> _PROBLEM TO WORK ON_:
In the material below, list every line carrying the string "that".

>> Begin GIVEN ENTRIES

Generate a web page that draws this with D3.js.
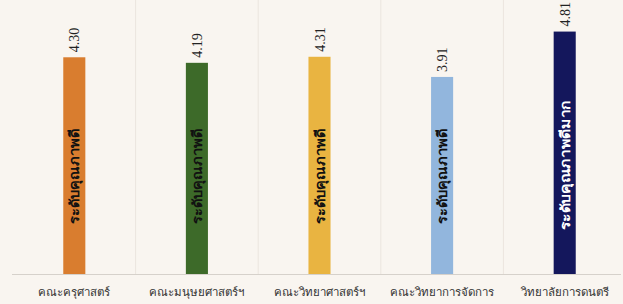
<!DOCTYPE html>
<html><head><meta charset="utf-8">
<script src="https://cdn.jsdelivr.net/npm/d3@7"></script>
<style>
html,body{margin:0;padding:0;background:#f9f5f0;}
svg{display:block;}
</style></head>
<body>
<script>
const categories = ["คณะครุศาสตร์","คณะมนุษยศาสตร์ฯ","คณะวิทยาศาสตร์ฯ","คณะวิทยาการจัดการ","วิทยาลัยการดนตรี"];
const values = [4.30, 4.19, 4.31, 3.91, 4.81];
const levels = ["ระดับคุณภาพดี","ระดับคุณภาพดี","ระดับคุณภาพดี","ระดับคุณภาพดี","ระดับคุณภาพดีมาก"];
const valueLabels = ["4.30","4.19","4.31","3.91","4.81"];
const colors = ["#d97d2f","#3d6a29","#e9b441","#92b6dd","#14175c"];
const levelColors = ["#111","#111","#111","#111","#fff"];

const W = 623, H = 304;
const svg = d3.select("body").append("svg").attr("width", W).attr("height", H);
svg.append("rect").attr("width", W).attr("height", H).attr("fill", "#f9f5f0");

const x = d3.scaleBand().domain(categories).range([13, 626]).paddingInner(0.82).paddingOuter(0.41);
const y = d3.scaleLinear().domain([0, 5]).range([274, 22]);

// faint category separators
const bounds = categories.slice(1).map(c => x(c) - x.step() * x.paddingInner() / 2);
svg.selectAll("line.sep").data(bounds).join("line")
  .attr("x1", d => d).attr("x2", d => d).attr("y1", 0).attr("y2", 274)
  .attr("stroke", "#ebe5de").attr("stroke-width", 1);

svg.selectAll("rect.bar").data(values).join("rect")
  .attr("x", (d, i) => x(categories[i]))
  .attr("width", x.bandwidth())
  .attr("y", d => y(d))
  .attr("height", d => y(0) - y(d))
  .attr("fill", (d, i) => colors[i]);

// axis
const axis = svg.append("g").attr("transform", "translate(0,274)")
  .call(d3.axisBottom(x).tickSize(0).tickPadding(14));
axis.select(".domain").attr("stroke", "#d6d1cb").attr("d", "M12,0.5H621");
axis.selectAll("text").attr("font-family", "'Noto Sans','DejaVu Sans',sans-serif")
  .attr("font-size", 11.5).attr("fill", "#333");

// value labels (rotated)
svg.selectAll("text.val").data(values).join("text")
  .attr("transform", (d, i) => `translate(${x(categories[i]) + x.bandwidth()/2 + 5},${y(d) - 5}) rotate(-90)`)
  .attr("text-anchor", "start")
  .attr("font-family", "'Liberation Serif','Times New Roman',serif")
  .attr("font-size", 14).attr("fill", "#222")
  .text((d, i) => valueLabels[i]);

// level labels inside bars
svg.selectAll("text.lvl").data(values).join("text")
  .attr("transform", (d, i) => `translate(${x(categories[i]) + x.bandwidth()/2 + 5},${i === 4 ? 230 : 224}) rotate(-90)`)
  .attr("text-anchor", "start")
  .attr("font-family", "'Noto Sans','DejaVu Sans',sans-serif")
  .attr("font-weight", "bold")
  .attr("font-size", 13)
  .attr("textLength", (d, i) => i === 4 ? 130 : 95)
  .attr("lengthAdjust", "spacingAndGlyphs")
  .attr("fill", (d, i) => levelColors[i])
  .text((d, i) => levels[i]);
</script>
</body></html>
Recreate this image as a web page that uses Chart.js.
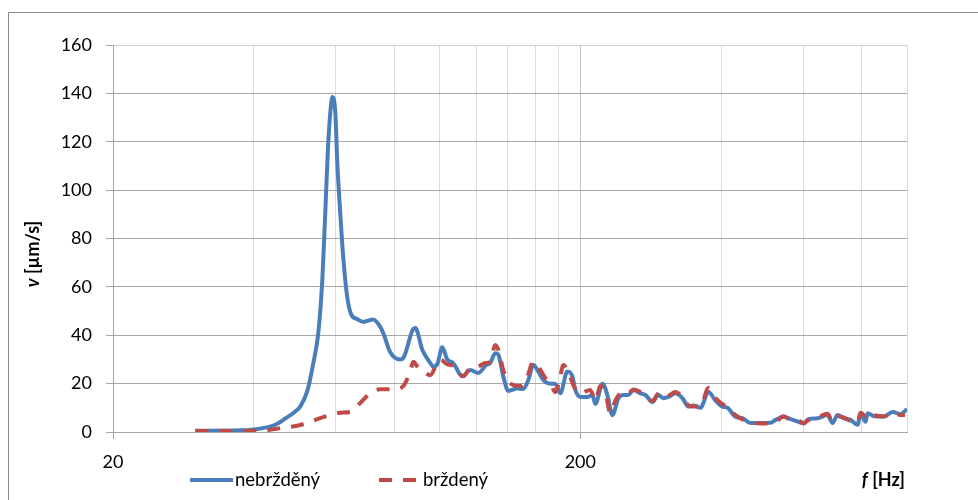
<!DOCTYPE html>
<html>
<head>
<meta charset="utf-8">
<script src="https://cdn.jsdelivr.net/npm/chart.js@4.4.1/dist/chart.umd.min.js"></script>
<style>
  html, body { margin: 0; padding: 0; background: #ffffff; }
  #wrap { width: 978px; height: 500px; position: relative; }
</style>
</head>
<body>
<div id="wrap"><canvas id="c" width="978" height="500"></canvas></div>
<script>
// ---- data ----
const seriesNames = ["nebržděný", "brždený"];

const freqBlue = [30, 37.4, 41.3, 44.5, 46.7, 49.1, 50.3, 52.1, 53.6, 55.0, 56.1, 56.9, 57.7, 58.6, 58.9, 59.8, 60.4, 61.3, 62.2, 63.4, 64.7, 66.6, 68.6, 72.1, 74.6, 75.7, 78.4, 82.3, 83.6, 87.8, 88.7, 91.8, 95.5, 96.9, 98.8, 101.3, 103.8, 106.9, 111.8, 116.3, 121.0, 125.8, 128.3, 131.5, 133.5, 136.8, 140.2, 146.6, 151.0, 154.8, 158.6, 162.6, 166.6, 172.5, 176.8, 181.2, 187.6, 192.3, 195.1, 200, 207, 212.2, 215.4, 223, 228.5, 234.2, 241.2, 247.3, 253.4, 259.8, 268.9, 275.6, 285.3, 293.8, 301.2, 308.6, 319.5, 330.7, 340.6, 349.2, 361.4, 376, 389.2, 403, 413, 429.5, 444.6, 462.4, 485.8, 510.4, 523.2, 544.2, 563.4, 586, 600.6, 615.6, 643.6, 676.2, 693, 710.2, 731.6, 757.4, 783.8, 795.6, 815.4, 823.6, 848.2, 891, 931.4, 968.8, 1000];
const valBlue = [0.5, 0.7, 1.4, 3, 5.5, 8.5, 10.5, 17, 28, 41, 63, 90, 118, 136, 138.5, 132, 111, 90, 72, 56, 48.5, 46.7, 45.5, 46.5, 43.5, 41, 33, 30, 30.6, 42.6, 43, 34, 28.5, 27, 28, 35, 30, 28.5, 23, 25.6, 24.4, 27.7, 28.5, 32.6, 32, 23, 17, 18, 17.8, 21.5, 27.7, 25, 21.5, 20, 20, 16, 25, 23, 17.4, 14.5, 14.5, 15.3, 11.6, 20, 15.3, 7, 14, 15.3, 15.3, 17.4, 16, 15.3, 12.4, 15.3, 14, 14.5, 16, 14, 10.5, 11, 10, 16.5, 13, 10.5, 10, 6.3, 5.7, 3.7, 3.7, 3.8, 5, 6.3, 5.3, 4.2, 3.7, 5.3, 5.7, 7, 3.7, 7, 5.7, 5, 3, 7.8, 4.2, 7.8, 6.6, 6.3, 8.3, 7.4, 9.5];

const freqRed = [30, 41.3, 45.6, 50.3, 55.5, 61.3, 64.3, 67.6, 71.0, 74.6, 80.3, 83.6, 86.5, 87.8, 90.0, 93.1, 95.5, 98.8, 100.3, 103.8, 108.0, 112.3, 116.3, 120.4, 125.2, 128.3, 131.5, 133.5, 136.8, 139.6, 143.7, 148.8, 154.0, 158.6, 162.6, 168.3, 172.5, 176.8, 181.2, 183.9, 188.5, 193.2, 200, 210, 215.4, 220.8, 226.3, 232, 237.7, 246, 253.4, 259.8, 268.9, 275.6, 285.3, 293.8, 301.2, 308.6, 319.5, 330.7, 340.6, 349.2, 361.4, 376, 389.2, 403, 413, 429.5, 444.6, 462.4, 485.8, 510.4, 523.2, 544.2, 563.4, 586, 600.6, 615.6, 643.6, 676.2, 693, 710.2, 731.6, 757.4, 783.8, 795.6, 815.4, 823.6, 848.2, 891, 931.4, 968.8, 990];
const valRed = [0.4, 0.5, 1.6, 2.9, 5.7, 8, 8.3, 12, 16, 17.7, 17.7, 19, 25, 29, 26.5, 24.4, 23.5, 28.5, 29.8, 28, 27, 23, 26.5, 27, 28.5, 29, 36, 34, 25.6, 21.5, 19.4, 19, 23, 29, 27, 22.3, 20, 16.5, 23, 27.7, 25, 19.4, 16, 17.4, 13, 19, 16, 7.8, 13, 16.5, 16, 17.6, 16.5, 15, 12.8, 15.8, 14.5, 15, 16.5, 14.5, 11, 10.5, 10.5, 18.2, 14, 11.5, 10.5, 7, 5.2, 4, 3.5, 3.5, 4, 6.5, 5, 4.8, 3.5, 5, 6, 7.5, 4.5, 6.5, 6, 4.5, 4, 8, 6.5, 7.8, 7, 6.5, 7.8, 7, 7];

const yTickValues = [0, 20, 40, 60, 80, 100, 120, 140, 160];
const xGridValues = [20, 40, 60, 80, 100, 120, 140, 160, 180, 200, 400, 600, 800, 1000];
const xLabelValues = [20, 200];

// ---- styles ----
const BLUE = '#4A7EBB';
const RED = '#BE4B48';
const FONT = 'Lato, "Open Sans", "DejaVu Sans", sans-serif';

const framePlugin = {
  id: 'frame',
  beforeDraw(chart) {
    const ctx = chart.ctx;
    ctx.save();
    ctx.fillStyle = '#ffffff';
    ctx.fillRect(0, 0, chart.width, chart.height);
    ctx.strokeStyle = '#8c8c8c';
    ctx.lineWidth = 1;
    ctx.beginPath();
    ctx.moveTo(8.5, chart.height + 5);
    ctx.lineTo(8.5, 12.5);
    ctx.lineTo(chart.width + 5, 12.5);
    ctx.stroke();
    ctx.restore();
  },
  afterDraw(chart) {
    const ctx = chart.ctx;
    ctx.save();
    ctx.fillStyle = '#000000';
    ctx.textBaseline = 'middle';
    // y-axis title: "v [µm/s]" (v bold italic)
    ctx.save();
    ctx.translate(33, 254);
    ctx.rotate(-Math.PI / 2);
    const fItal = 'italic bold 18px ' + FONT;
    const fBold = 'bold 18px ' + FONT;
    ctx.font = fItal;
    const w1 = ctx.measureText('v').width;
    ctx.font = fBold;
    const w2 = ctx.measureText(' [µm/s]').width;
    let sx = -(w1 + w2) / 2;
    ctx.textAlign = 'left';
    ctx.font = fItal; ctx.fillText('v', sx, 0);
    ctx.font = fBold; ctx.fillText(' [µm/s]', sx + w1, 0);
    ctx.restore();
    // x-axis title: "f [Hz]"
    ctx.textAlign = 'left';
    ctx.font = fItal;
    const wf = ctx.measureText('f').width;
    ctx.font = fBold;
    const wh = ctx.measureText(' [Hz]').width;
    const xr = 905;
    ctx.font = fItal; ctx.fillText('f', xr - wf - wh, 480);
    ctx.font = fBold; ctx.fillText(' [Hz]', xr - wh, 480);
    // legend
    const ly = 480;
    ctx.lineWidth = 4;
    ctx.lineCap = 'butt';
    ctx.strokeStyle = BLUE;
    ctx.setLineDash([]);
    ctx.beginPath(); ctx.moveTo(190, ly); ctx.lineTo(233, ly); ctx.stroke();
    ctx.strokeStyle = RED;
    ctx.setLineDash([13, 11]);
    ctx.beginPath(); ctx.moveTo(379, ly); ctx.lineTo(421, ly); ctx.stroke();
    ctx.setLineDash([]);
    ctx.font = '18.5px ' + FONT;
    ctx.fillStyle = '#000000';
    ctx.fillText(seriesNames[0], 235, ly);
    ctx.fillText(seriesNames[1], 423, ly);
    ctx.restore();
  }
};

new Chart(document.getElementById('c'), {
  type: 'line',
  data: {
    datasets: [
      {
        label: seriesNames[0],
        data: freqBlue.map((f, i) => ({ x: f, y: valBlue[i] })),
        borderColor: BLUE,
        borderWidth: 4,
        pointRadius: 0,
        fill: false,
        cubicInterpolationMode: 'monotone',
        order: 1
      },
      {
        label: seriesNames[1],
        data: freqRed.map((f, i) => ({ x: f, y: valRed[i] })),
        borderColor: RED,
        borderWidth: 4,
        borderDash: [13, 11],
        pointRadius: 0,
        fill: false,
        cubicInterpolationMode: 'monotone',
        order: 0
      }
    ]
  },
  options: {
    responsive: false,
    animation: false,
    devicePixelRatio: 1,
    layout: { padding: { left: 0, right: 71, top: 45, bottom: 0 } },
    plugins: { legend: { display: false }, tooltip: { enabled: false } },
    scales: {
      x: {
        type: 'logarithmic',
        min: 20,
        max: 1000,
        afterBuildTicks(scale) {
          scale.ticks = xGridValues.map(v => ({ value: v, major: xLabelValues.includes(v) }));
        },
        afterFit(scale) { scale.height = 68; },
        ticks: {
          autoSkip: false,
          maxRotation: 0,
          minRotation: 0,
          padding: 12,
          color: '#000000',
          font: { family: FONT, size: 18 },
          callback: (v) => xLabelValues.includes(v) ? String(v) : ''
        },
        grid: {
          color: (c) => (c.tick && xLabelValues.includes(c.tick.value)) ? '#c2c2c2' : '#dcdcdc',
          tickColor: (c) => (c.tick && xLabelValues.includes(c.tick.value)) ? '#a6a6a6' : 'rgba(0,0,0,0)',
          tickLength: 7,
          lineWidth: 1
        },
        border: { color: '#a6a6a6', width: 1 }
      },
      y: {
        min: 0,
        max: 160,
        afterBuildTicks(scale) {
          scale.ticks = yTickValues.map(v => ({ value: v }));
        },
        afterFit(scale) { scale.width = 113; },
        ticks: {
          padding: 14,
          color: '#000000',
          font: { family: FONT, size: 18 }
        },
        grid: {
          color: (c) => (c.tick && c.tick.value === 160) ? '#cfcfcf' : '#a6a6a6',
          tickColor: '#a6a6a6',
          tickLength: 7,
          lineWidth: 1
        },
        border: { color: '#a6a6a6', width: 1 }
      }
    }
  },
  plugins: [framePlugin]
});
</script>
</body>
</html>
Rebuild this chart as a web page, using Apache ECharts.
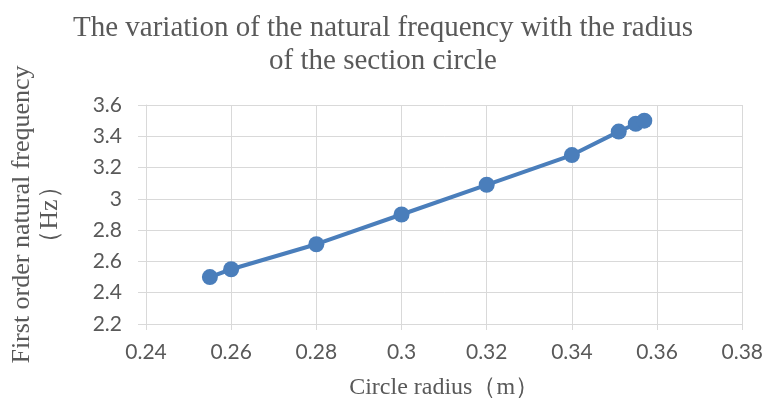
<!DOCTYPE html>
<html><head><meta charset="utf-8">
<script src="https://cdn.jsdelivr.net/npm/echarts@6/dist/echarts.min.js"></script>
<style>html,body{margin:0;padding:0;background:#fff}#c{width:766px;height:405px}</style>
</head><body><div id="c"></div>
<script>
const radius = [0.255, 0.26, 0.28, 0.30, 0.32, 0.34, 0.351, 0.355, 0.357];
const frequency = [2.50, 2.55, 2.71, 2.90, 3.09, 3.28, 3.43, 3.48, 3.50];
const titleText = 'The variation of the natural frequency with the radius\nof the section circle';
const xName = 'Circle radius（m）';
const yName = 'First order natural frequency\n（Hz）';

const chart = echarts.init(document.getElementById('c'));
const serif = '"Liberation Serif","DejaVu Serif",serif';
const sans = 'Lato,"Liberation Sans",sans-serif';
chart.setOption({
  animation: false,
  title: {
    text: titleText, left: 'center', top: 7,
    textStyle: {fontFamily: serif, fontSize: 29, fontWeight: 'normal', color: '#595959', lineHeight: 33}
  },
  grid: {left: 143, right: 23, top: 105, bottom: 80},
  xAxis: {
    type: 'value', min: 0.24, max: 0.38, interval: 0.02,
    name: xName, nameLocation: 'middle', nameGap: 52,
    nameTextStyle: {fontFamily: serif, fontSize: 24, color: '#595959'},
    axisLine: {show: true, lineStyle: {color: '#d9d9d9'}},
    axisTick: {show: true, length: 6, lineStyle: {color: '#d9d9d9'}},
    splitLine: {show: true, lineStyle: {color: '#d9d9d9', width: 1}},
    axisLabel: {fontFamily: sans, fontSize: 21, color: '#595959', margin: 18,
      formatter: v => String(+v.toFixed(2))}
  },
  yAxis: {
    type: 'value', min: 2.2, max: 3.6, interval: 0.2,
    name: yName, nameLocation: 'middle', nameGap: 82, nameRotate: 90,
    nameTextStyle: {fontFamily: serif, fontSize: 26, color: '#595959', lineHeight: 28},
    axisLine: {show: true, lineStyle: {color: '#d9d9d9'}},
    axisTick: {show: true, length: 8, lineStyle: {color: '#d9d9d9'}},
    splitLine: {show: true, lineStyle: {color: '#d9d9d9', width: 1}},
    axisLabel: {fontFamily: sans, fontSize: 21, color: '#595959', margin: 24,
      formatter: v => String(+v.toFixed(1))}
  },
  series: [{
    type: 'line', data: radius.map((r, i) => [r, frequency[i]]),
    symbol: 'circle', symbolSize: 16,
    lineStyle: {color: '#4a7ebb', width: 4},
    itemStyle: {color: '#4a7ebb'}
  }]
});
</script></body></html>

>> End GIVEN ENTRIES

> _THE OUTPUT_:
Generate a web page that draws this with D3.js.
Recreate this image as a web page that uses Chart.js.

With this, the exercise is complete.